The officer then began administering field sobriety tests (FST’s). He then asked if our client wished to give a breath test to measure his blood alcohol content (BAC) at the scene. Smartly, our client declined, asking instead to take a test at the CHP station. It is worth noting for the reader here that one may legally decline to submit to a breath test at the roadside, as well as refuse to perform field sobriety tests under Vehicle Code § 23612(i).
The tow truck then arrived and there were problems hooking up the client’s brother’s car to the tow. The CHP officer did his best to assist the tow truck driver, taking another twenty minutes.
Our client was thereafter arrested. Ironically, the CHP station was less than a mile away from the location where our client ran out of gas, but it took over two hours after the CHP officer arrived on scene for the officer to ultimately have our client provide a breath sample.
After our client was booked, he was released and called Greg Hill & Associates. He met with Greg Hill, who listened to the client explain what had happened. Greg’s experience in similar cases to this made his spot the likely issue of the BAC being measured more than three hours after the client last drove. This meant that the BAC measured would not be presumed under Vehicle Code § 23152(b) to be the BAC for the driver when he last drove.
Greg Hill & Associates then reserved a DMV hearing for the client and received the CHP report, which revealed the client’s breath sample was taken 2 hours and 22 minutes after the CHP officer arrived on scene. Given that our client tried to walk to the Vermont exit and then back before the CHP officer arrived at the scene, it was likely that the breath sample was not taken within three hours of when our client last drove.

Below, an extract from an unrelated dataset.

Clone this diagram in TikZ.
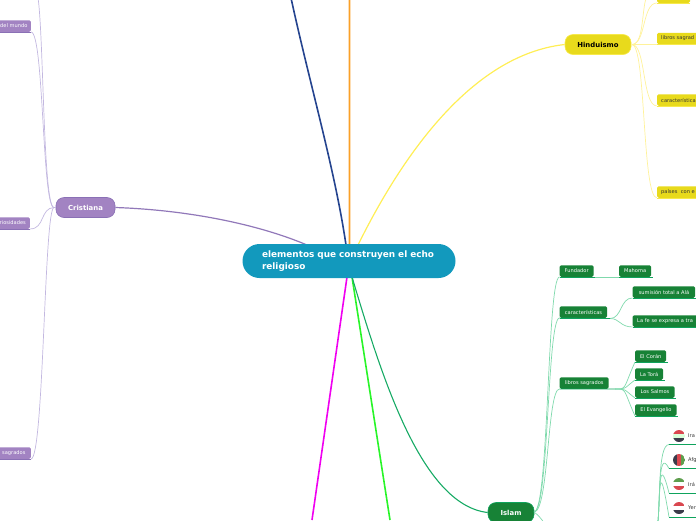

At the DMV hearing for our client, the DMV was made aware of all of these delays and time issues. It realized that the exact time of when the client last drove was stated nowhere in the CHP Report. Greg brought this to the DMV’s attention, which surprisingly agreed.
When the DMV ruling arrived, our client was ecstatic. His license was reinstated. He was fearful that he would not be able to drive for his job, so the reinstatement of his driving privileges was a big relief. His work involved a great deal of travel to Canada, where having a valid license is important.

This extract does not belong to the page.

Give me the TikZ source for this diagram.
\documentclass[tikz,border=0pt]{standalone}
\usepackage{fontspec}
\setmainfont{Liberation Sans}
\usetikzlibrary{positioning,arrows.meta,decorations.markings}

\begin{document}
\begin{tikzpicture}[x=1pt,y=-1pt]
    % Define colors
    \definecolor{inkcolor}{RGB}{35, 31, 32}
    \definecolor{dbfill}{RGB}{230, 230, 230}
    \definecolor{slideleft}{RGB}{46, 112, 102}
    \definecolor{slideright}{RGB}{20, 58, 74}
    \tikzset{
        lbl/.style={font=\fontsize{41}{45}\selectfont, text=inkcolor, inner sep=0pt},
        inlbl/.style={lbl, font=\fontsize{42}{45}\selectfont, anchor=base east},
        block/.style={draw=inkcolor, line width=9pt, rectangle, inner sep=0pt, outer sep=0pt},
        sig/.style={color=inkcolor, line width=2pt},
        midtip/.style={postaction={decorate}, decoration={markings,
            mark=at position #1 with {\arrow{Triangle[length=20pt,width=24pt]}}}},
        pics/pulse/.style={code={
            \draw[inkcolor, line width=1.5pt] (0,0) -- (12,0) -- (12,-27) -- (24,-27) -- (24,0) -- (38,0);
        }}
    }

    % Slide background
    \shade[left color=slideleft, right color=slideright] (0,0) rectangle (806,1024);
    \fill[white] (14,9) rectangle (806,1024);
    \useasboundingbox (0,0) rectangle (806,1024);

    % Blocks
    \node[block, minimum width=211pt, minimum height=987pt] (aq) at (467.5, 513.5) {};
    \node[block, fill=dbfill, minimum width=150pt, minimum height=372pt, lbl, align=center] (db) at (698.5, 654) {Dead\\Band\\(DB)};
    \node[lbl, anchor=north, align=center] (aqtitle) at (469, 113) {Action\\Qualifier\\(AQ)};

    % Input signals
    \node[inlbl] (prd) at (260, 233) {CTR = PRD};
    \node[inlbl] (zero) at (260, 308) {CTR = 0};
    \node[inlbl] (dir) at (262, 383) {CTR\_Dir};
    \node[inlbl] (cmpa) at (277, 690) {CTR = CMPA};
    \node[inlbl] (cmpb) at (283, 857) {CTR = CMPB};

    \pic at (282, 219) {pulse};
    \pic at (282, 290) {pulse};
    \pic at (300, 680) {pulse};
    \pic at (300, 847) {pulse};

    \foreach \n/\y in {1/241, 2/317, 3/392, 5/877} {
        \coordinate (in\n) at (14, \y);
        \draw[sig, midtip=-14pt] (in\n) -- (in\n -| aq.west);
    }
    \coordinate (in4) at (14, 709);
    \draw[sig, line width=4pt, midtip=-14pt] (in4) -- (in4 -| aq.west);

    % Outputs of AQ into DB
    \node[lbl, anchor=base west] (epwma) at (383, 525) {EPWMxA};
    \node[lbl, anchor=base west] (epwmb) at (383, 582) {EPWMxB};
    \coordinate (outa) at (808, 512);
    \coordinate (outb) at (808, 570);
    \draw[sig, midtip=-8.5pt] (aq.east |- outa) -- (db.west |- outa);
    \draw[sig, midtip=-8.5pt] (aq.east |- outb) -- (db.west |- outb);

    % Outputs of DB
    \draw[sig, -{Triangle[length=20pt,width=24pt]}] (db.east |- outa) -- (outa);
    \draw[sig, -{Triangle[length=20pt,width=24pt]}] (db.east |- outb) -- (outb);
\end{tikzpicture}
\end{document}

When our office received the ruling, we notified the prosecutor’s office in Compton and explained the issues. The DA’s office in Compton apparently agreed, as they declined to file any criminal charges against our client.
For more information about field sobriety tests, what to do if stopped for DUI and DMV hearings in general, click on the following articles:
- What Do DUI Field Sobriety Tests (FST’s) Actually Show?
- 10 Things to Do If Stopped for DUI
- What Is a DMV Hearing for a DUI?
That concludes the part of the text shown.